The company reported an adjusted EBITDA loss of $47m, compared with a slim profit of $2m last year, on revenues of $965m ($1.072bn the year before), amid continuing problems with the implementation of its One View IT system.

New chief executive Ed Feitzinger said that cause of its problems was that “we made too many changes at once – many of these were textbook correct decisions, but the sheer magnitude of all these changes happening at once” was the firm’s undoing.

“Over 90% of what we have deployed in One View is very good – I believe in the fundamentals of the system – but the problems with the remaining 10% really hit our margins,” Mr Feitzinger said.

He admitted that the restructuring plan had made UTi take its eye off the ball.

“We were ‘under the hood’ for a lot of last year and it was a really bad time to be ‘under the hood’. The first half of the year was tough competitively and the second half was when the market sprang back – we lost our client focus, as anyone would that undertakes an ERP transformation, and we needed to get out back on the street,” he said.

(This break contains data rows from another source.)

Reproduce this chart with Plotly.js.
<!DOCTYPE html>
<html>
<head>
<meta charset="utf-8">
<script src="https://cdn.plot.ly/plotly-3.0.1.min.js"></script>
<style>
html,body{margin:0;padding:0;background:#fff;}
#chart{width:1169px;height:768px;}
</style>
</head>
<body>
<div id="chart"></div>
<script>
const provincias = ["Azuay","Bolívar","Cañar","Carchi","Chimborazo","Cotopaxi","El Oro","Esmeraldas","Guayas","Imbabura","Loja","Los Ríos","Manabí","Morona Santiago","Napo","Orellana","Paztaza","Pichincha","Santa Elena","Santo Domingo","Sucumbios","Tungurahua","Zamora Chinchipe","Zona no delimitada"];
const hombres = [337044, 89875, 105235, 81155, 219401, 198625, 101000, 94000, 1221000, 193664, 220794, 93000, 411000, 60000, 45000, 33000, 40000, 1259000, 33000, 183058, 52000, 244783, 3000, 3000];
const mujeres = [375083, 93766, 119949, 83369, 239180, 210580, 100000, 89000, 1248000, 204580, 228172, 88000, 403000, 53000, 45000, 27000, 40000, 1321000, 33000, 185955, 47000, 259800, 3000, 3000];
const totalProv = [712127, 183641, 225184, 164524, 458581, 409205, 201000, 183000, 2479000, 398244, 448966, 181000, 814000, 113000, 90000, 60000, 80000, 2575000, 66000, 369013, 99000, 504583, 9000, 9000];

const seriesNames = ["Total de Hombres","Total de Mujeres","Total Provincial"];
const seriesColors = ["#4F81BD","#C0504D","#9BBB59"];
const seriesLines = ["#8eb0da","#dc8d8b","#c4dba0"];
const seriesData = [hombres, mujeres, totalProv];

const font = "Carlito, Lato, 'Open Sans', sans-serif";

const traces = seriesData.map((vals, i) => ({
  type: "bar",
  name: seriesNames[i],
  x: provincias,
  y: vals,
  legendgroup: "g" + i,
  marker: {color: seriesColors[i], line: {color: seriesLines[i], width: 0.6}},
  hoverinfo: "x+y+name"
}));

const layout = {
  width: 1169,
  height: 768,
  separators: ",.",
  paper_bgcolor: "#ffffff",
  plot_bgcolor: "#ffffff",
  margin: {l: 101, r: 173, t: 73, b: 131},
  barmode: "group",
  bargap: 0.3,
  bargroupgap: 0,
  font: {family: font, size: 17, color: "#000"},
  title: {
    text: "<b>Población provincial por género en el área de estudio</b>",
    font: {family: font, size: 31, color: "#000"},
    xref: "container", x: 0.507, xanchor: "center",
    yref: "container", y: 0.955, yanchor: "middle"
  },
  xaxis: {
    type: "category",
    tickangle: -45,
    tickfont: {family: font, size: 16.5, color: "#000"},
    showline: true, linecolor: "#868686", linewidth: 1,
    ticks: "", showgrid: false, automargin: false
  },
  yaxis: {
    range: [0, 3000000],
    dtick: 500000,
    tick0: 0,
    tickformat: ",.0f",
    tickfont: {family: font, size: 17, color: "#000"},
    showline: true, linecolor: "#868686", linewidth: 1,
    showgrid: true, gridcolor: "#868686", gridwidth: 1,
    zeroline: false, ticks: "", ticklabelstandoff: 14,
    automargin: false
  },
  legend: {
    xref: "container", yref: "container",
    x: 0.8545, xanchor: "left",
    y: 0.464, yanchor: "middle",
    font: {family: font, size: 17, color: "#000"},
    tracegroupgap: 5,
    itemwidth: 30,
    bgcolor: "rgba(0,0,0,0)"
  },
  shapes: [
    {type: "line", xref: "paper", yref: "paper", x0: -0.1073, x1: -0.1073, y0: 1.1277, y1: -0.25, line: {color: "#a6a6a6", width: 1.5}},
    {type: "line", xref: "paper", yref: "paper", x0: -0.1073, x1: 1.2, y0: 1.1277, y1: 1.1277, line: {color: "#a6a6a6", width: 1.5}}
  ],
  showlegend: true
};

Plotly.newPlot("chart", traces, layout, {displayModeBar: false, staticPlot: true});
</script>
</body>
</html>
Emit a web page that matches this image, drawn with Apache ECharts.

During the past few months, the company’s streamlined executive management team – notably trimmed since Mr Feitzinger assumed the chief executive role from Eric Kirchner, who resigned in December – has developed a new strategy that has put the reduction of working capital as a key strategic goal and a return to a granular focus on the profit margin on each piece of business.

“We had changed our view of transportation costs in the belief that it would save us costs,” he explained – in fact, it transpired to have increased these costs severely.

In one example, demurrage costs, which had previously been managed on a per shipment level, were redirected to central control, “but without local control in place, responsibility disappeared and this, magnified by the problems on the US west coast ports, led to demurrage costing us $5-6m in fiscal year 2015”.

He said that a 1% improvement in the yield of ocean freight business was worth $10m to the firm’s bottom line, but that could only be achieved if it concentrated on the individual margin of each shipment.

A comparison of its working capital position with its peers is instructive: in the fourth quarter of 2014, UTi’s working capital stood at just under 10% of its gross revenues; at Expeditors it was marginally under 5%; at Panalpina it was just over 2%; and at Kuehne + Nagel it was -1%.

Ultimately, this will mean that UTi will look to end contracts with customers, whatever their size, that do not represent a certain return on capital invested (ROIC).

“We found that some of our larger clients over the last couple of years have become more commoditised in the freight contracts, and yet we still embraced them because of the gross revenues and the volumes they had, instead of looking at margins and ROIC. We are now putting the tools in place that will allow us to make more intelligent decisions about tradelanes.

“We do need the large clients, particularly in air freight, but we want to match that up much more strategically with where we need the volumes – it’s now a more specialist approach, where previously we couldn’t really see the margin per client,” he said.

Chief financial officer Rick Rodick said the new working capital plan would see UTi’s balance sheet improve to the tune of $175-200m through a range of improvements to its accounts payable and accounts receivable.

The company said it hoped to hit an EBITDA of $125-150m in fiscal year 2016, through a mix of the reorganisation plans and cost savings, a $5-8m increase in contract logistics profits and a $23m-45m increase in its freight forwarding profits.

But it will also need to handle higher volumes, and recent months have seen UTi recruit scores of sales people as it seeks to reverse the previous quarter’s trend that saw ocean freight volumes decline 5% and air freight volumes by 7% in markets which have been more robust than for several years.